Nowadays, data is produced and collected everywhere in our daily life leading to a massive amount of information generated every second. However, a significant portion of such information is only useful or valid for a certain time or simply too large to be stored for later processing. Batch processing platforms like Hadoop MapReduce do not fit these needs of incremental processing of continuous data streams. Therefore, modern big data processing engines combine the scalability of distributed architectures with the one-pass semantics of traditional stream engines.
In this talk, we give a survey of the current state of the art in scalable stream processing from a user perspective. We examine and describe architectures, execution models, and programming interfaces of the most prominent platforms, relate them to the state of the art in traditional stream processing and discuss challenges and limitations.

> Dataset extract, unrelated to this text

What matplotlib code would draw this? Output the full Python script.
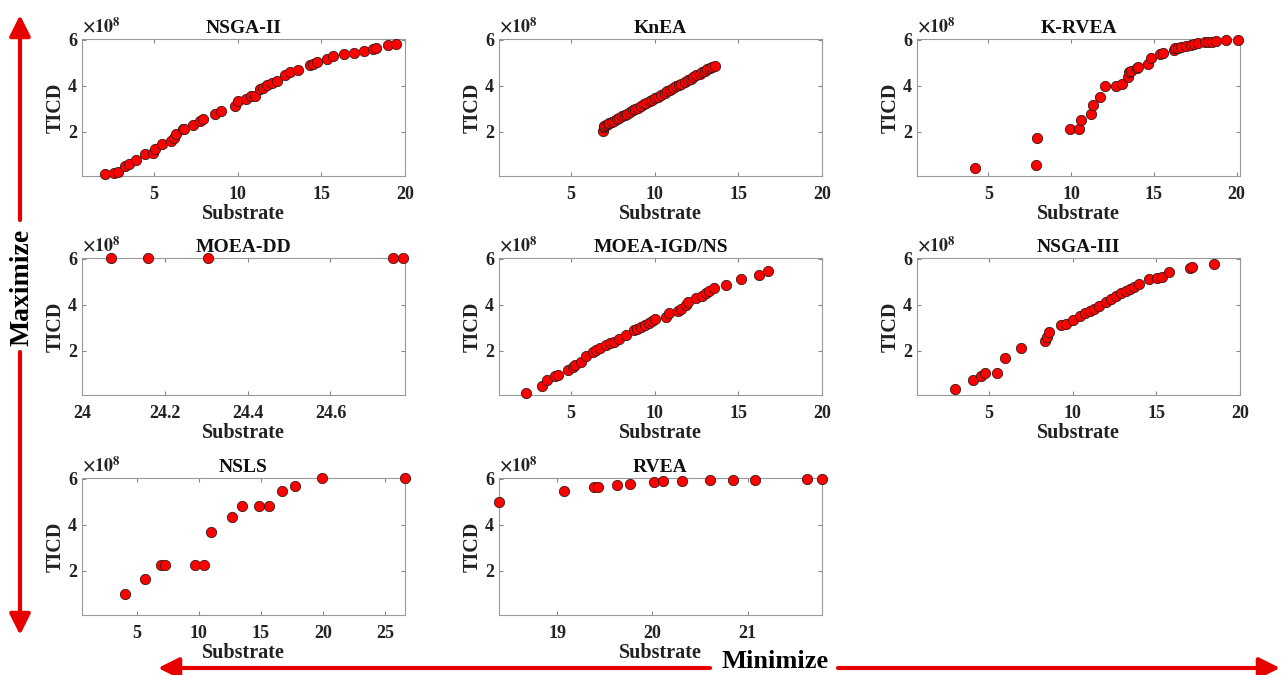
import matplotlib
matplotlib.use('Agg')
import matplotlib.pyplot as plt

plt.rcParams['font.family'] = ['Liberation Serif', 'DejaVu Serif']
plt.rcParams['font.weight'] = 'bold'
plt.rcParams['mathtext.fontset'] = 'stix'

# TICD values are in units of 1e8
titles = ['NSGA-II', 'KnEA', 'K-RVEA', 'MOEA-DD', 'MOEA-IGD/NS', 'NSGA-III', 'NSLS', 'RVEA']

nsga2_x = [2.10, 2.63, 2.85, 3.29, 3.53, 3.93, 4.44, 4.94, 5.04, 5.48, 6.03, 6.17, 6.31, 6.73,
           6.79, 7.33, 7.77, 7.92, 8.66, 9.00, 9.85, 10.01, 10.49, 10.79, 11.05, 11.35, 11.54,
           11.76, 12.08, 12.34, 12.84, 13.14, 13.59, 14.33, 14.53, 14.77, 15.32, 15.72, 16.38,
           16.96, 17.57, 18.07, 18.27, 18.96, 19.46]
nsga2_y = [0.17, 0.19, 0.25, 0.53, 0.60, 0.77, 1.02, 1.09, 1.26, 1.47, 1.61, 1.75, 1.90, 2.10,
           2.13, 2.29, 2.48, 2.55, 2.79, 2.90, 3.13, 3.34, 3.44, 3.55, 3.55, 3.85, 3.92,
           4.02, 4.12, 4.21, 4.47, 4.58, 4.69, 4.92, 4.96, 5.03, 5.18, 5.28, 5.39,
           5.44, 5.49, 5.58, 5.64, 5.75, 5.83]

knea_x = [6.90, 6.95, 7.00, 7.10, 7.20, 7.30, 7.45, 7.60, 7.75, 7.90, 8.05, 8.20, 8.35, 8.55,
          8.70, 8.85, 9.00, 9.20, 9.35, 9.50, 9.70, 9.85, 10.00, 10.20, 10.40, 10.60, 10.75,
          10.90, 11.10, 11.30, 11.45, 11.60, 11.80, 12.00, 12.15, 12.30, 12.50, 12.70, 12.85,
          13.00, 13.15, 13.30, 13.45, 13.60]
knea_y = [2.05, 2.22, 2.26, 2.30, 2.33, 2.37, 2.43, 2.49, 2.55, 2.61, 2.67, 2.73, 2.79, 2.87,
          2.93, 2.99, 3.05, 3.13, 3.19, 3.25, 3.33, 3.39, 3.45, 3.53, 3.61, 3.69, 3.75,
          3.81, 3.89, 3.97, 4.03, 4.09, 4.17, 4.25, 4.31, 4.37, 4.45, 4.53, 4.59,
          4.65, 4.71, 4.77, 4.83, 4.87]

krvea_x = [4.20, 7.86, 7.92, 9.96, 10.50, 10.60, 11.18, 11.32, 11.72, 12.02, 12.72, 13.10,
           13.42, 13.52, 13.60, 13.96, 14.06, 14.66, 14.80, 15.36, 15.56, 16.20, 16.26, 16.46,
           16.66, 16.96, 17.22, 17.42, 17.66, 18.06, 18.26, 18.52, 18.78, 19.36, 20.10]
krvea_y = [0.42, 0.56, 1.73, 2.12, 2.14, 2.52, 2.76, 3.17, 3.50, 3.97, 3.97, 4.09,
           4.37, 4.58, 4.62, 4.78, 4.82, 4.95, 5.21, 5.38, 5.42, 5.55, 5.63, 5.64,
           5.70, 5.74, 5.78, 5.81, 5.84, 5.88, 5.90, 5.91, 5.94, 5.97, 6.00]

moeadd_x = [24.07, 24.16, 24.305, 24.75, 24.775]
moeadd_y = [6.03, 6.03, 6.03, 6.03, 6.03]

igd_x = [2.29, 3.28, 3.58, 4.02, 4.22, 4.82, 5.12, 5.24, 5.58, 5.92, 6.32, 6.48, 6.72, 7.08,
         7.34, 7.58, 7.87, 8.27, 8.77, 8.93, 9.17, 9.43, 9.67, 9.87, 10.03, 10.67, 10.87,
         11.37, 11.57, 11.87, 11.97, 12.47, 12.83, 13.07, 13.27, 13.57, 14.27, 15.16, 16.26, 16.76]
igd_y = [0.17, 0.47, 0.71, 0.89, 0.97, 1.17, 1.29, 1.39, 1.53, 1.76, 1.93, 2.03, 2.10, 2.26,
         2.36, 2.40, 2.53, 2.67, 2.89, 2.96, 3.04, 3.14, 3.21, 3.29, 3.39, 3.46, 3.64,
         3.71, 3.81, 4.00, 4.14, 4.29, 4.39, 4.50, 4.61, 4.74, 4.86, 5.11, 5.29, 5.46]

nsga3_x = [3.00, 4.06, 4.50, 4.76, 5.46, 5.96, 6.90, 8.36, 8.46, 8.60, 9.30, 9.60, 10.02,
           10.46, 10.72, 11.02, 11.30, 11.60, 12.02, 12.30, 12.60, 12.90, 13.16, 13.40, 13.66,
           13.96, 14.56, 15.06, 15.36, 15.76, 17.02, 17.16, 18.42]
nsga3_y = [0.33, 0.75, 0.89, 1.02, 1.05, 1.70, 2.12, 2.42, 2.59, 2.81, 3.14, 3.17, 3.35,
           3.51, 3.63, 3.74, 3.81, 3.94, 4.13, 4.24, 4.36, 4.49, 4.58, 4.68, 4.79,
           4.88, 5.11, 5.15, 5.21, 5.44, 5.58, 5.64, 5.76]

nsls_x = [4.09, 5.70, 6.93, 7.27, 9.71, 10.40, 11.02, 12.68, 13.49, 14.83, 15.66, 16.73,
          17.78, 19.92, 26.57]
nsls_y = [1.00, 1.66, 2.26, 2.26, 2.26, 2.26, 3.67, 4.33, 4.80, 4.83, 4.83, 5.46,
          5.67, 6.03, 6.03]

rvea_x = [18.39, 19.07, 19.39, 19.43, 19.63, 19.76, 20.02, 20.11, 20.31, 20.60, 20.85,
          21.08, 21.62, 21.78]
rvea_y = [4.97, 5.46, 5.64, 5.66, 5.74, 5.76, 5.87, 5.89, 5.91, 5.93, 5.94,
          5.96, 6.00, 6.00]

series = [(nsga2_x, nsga2_y), (knea_x, knea_y), (krvea_x, krvea_y), (moeadd_x, moeadd_y),
          (igd_x, igd_y), (nsga3_x, nsga3_y), (nsls_x, nsls_y), (rvea_x, rvea_y)]
xlims = [(0.7, 20), (0.7, 20), (0.7, 20.2), (24.0, 24.78), (0.7, 20), (0.7, 20),
         (0.6, 26.6), (18.39, 21.78)]
xticks = [[5, 10, 15, 20], [5, 10, 15, 20], [5, 10, 15, 20], [24, 24.2, 24.4, 24.6],
          [5, 10, 15, 20], [5, 10, 15, 20], [5, 10, 15, 20, 25], [19, 20, 21]]
xticklabels = [['5', '10', '15', '20']] * 3 + [['24', '24.2', '24.4', '24.6']] + \
              [['5', '10', '15', '20']] * 2 + [['5', '10', '15', '20', '25'], ['19', '20', '21']]

W, H = 1281, 675
fig = plt.figure(figsize=(W / 100, H / 100), dpi=100)

col_left = [82, 499, 917]
row_top = [39, 258, 478]
ax_w, ax_h = 323, 137

for i, (x, y) in enumerate(series):
    r, c = divmod(i, 3)
    ax = fig.add_axes([col_left[c] / W, 1 - (row_top[r] + ax_h) / H, ax_w / W, ax_h / H])
    ax.scatter(x, y, s=55, color='#ff0000', edgecolors='#3a1a1a', linewidths=0.6,
               clip_on=False, zorder=3)
    ax.set_xlim(*xlims[i])
    ax.set_ylim(0.08, 6.03)
    ax.set_xticks(xticks[i])
    ax.set_xticklabels(xticklabels[i])
    ax.set_yticks([2, 4, 6])
    ax.set_yticklabels(['2', '4', '6'])
    ax.tick_params(direction='in', length=3, width=0.8, color='#888888', labelsize=13,
                   labelcolor='#222222', top=True, right=True)
    ax.tick_params(axis='x', pad=7)
    ax.tick_params(axis='y', pad=3.5)
    for sp in ax.spines.values():
        sp.set_color('#999999')
        sp.set_linewidth(0.8)
    ax.set_title(titles[i], fontsize=14, fontweight='bold', pad=4, color='#111111')
    ax.set_xlabel('Substrate', fontsize=14.5, fontweight='bold', labelpad=1, color='#222222')
    ax.set_ylabel('TICD', fontsize=14.5, fontweight='bold', labelpad=2, color='#222222')
    ax.text(0.0, 1.045, r'$\times10^{8}$', transform=ax.transAxes, fontsize=13,
            ha='left', va='baseline', color='#222222')

# overlay for the red direction arrows
ov = fig.add_axes([0, 0, 1, 1], zorder=-1)
ov.set_xlim(0, W)
ov.set_ylim(H, 0)
ov.axis('off')
red = '#e60000'
aprops = dict(arrowstyle='-|>,head_length=0.9,head_width=0.45', color=red, lw=3,
              mutation_scale=14, shrinkA=0, shrinkB=0)
ov.annotate('', xy=(20, 15), xytext=(20, 220), arrowprops=aprops)
ov.annotate('', xy=(20, 635), xytext=(20, 352), arrowprops=aprops)
ov.annotate('', xy=(158, 668), xytext=(710, 668), arrowprops=aprops)
ov.annotate('', xy=(1280, 668), xytext=(838, 668), arrowprops=aprops)
ov.text(22, 287, 'Maximize', rotation=90, ha='center', va='center', fontsize=20,
        fontweight='bold', color='black')
ov.text(775, 661, 'Minimize', ha='center', va='center', fontsize=19,
        fontweight='bold', color='black')

fig.savefig('out.png', dpi=100)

Kai-Uwe Sattler heads the Database and Information Systems group at the Faculty of Computer Science and Automation of the Technische Universität (TU) Ilmenau. He received his Diploma (M.Sc.) in Computer Science from the University of Magdeburg, Germany. In 1998, he received his Ph.D. in Computer Science (magna cum laude) from the same university. From 1998 to September 2003 he was a member of the Database research group (head: Prof. Gunter Saake) at the University of Magdeburg. From October 2001 until March 2002, he worked as a visiting assistant professor at the UC Davis, U.S.A. In June 2003, he received his Habilitation (venia legendi) in Computer Science from the University Magdeburg. He joined the Department of Computer Science and Automation of the TU Ilmenau in October 2003 as Professor.
Currently, he serves as the Dean of the department. His research interests include query processing techniques, data management on modern hardware as well as data stream processing and analytics.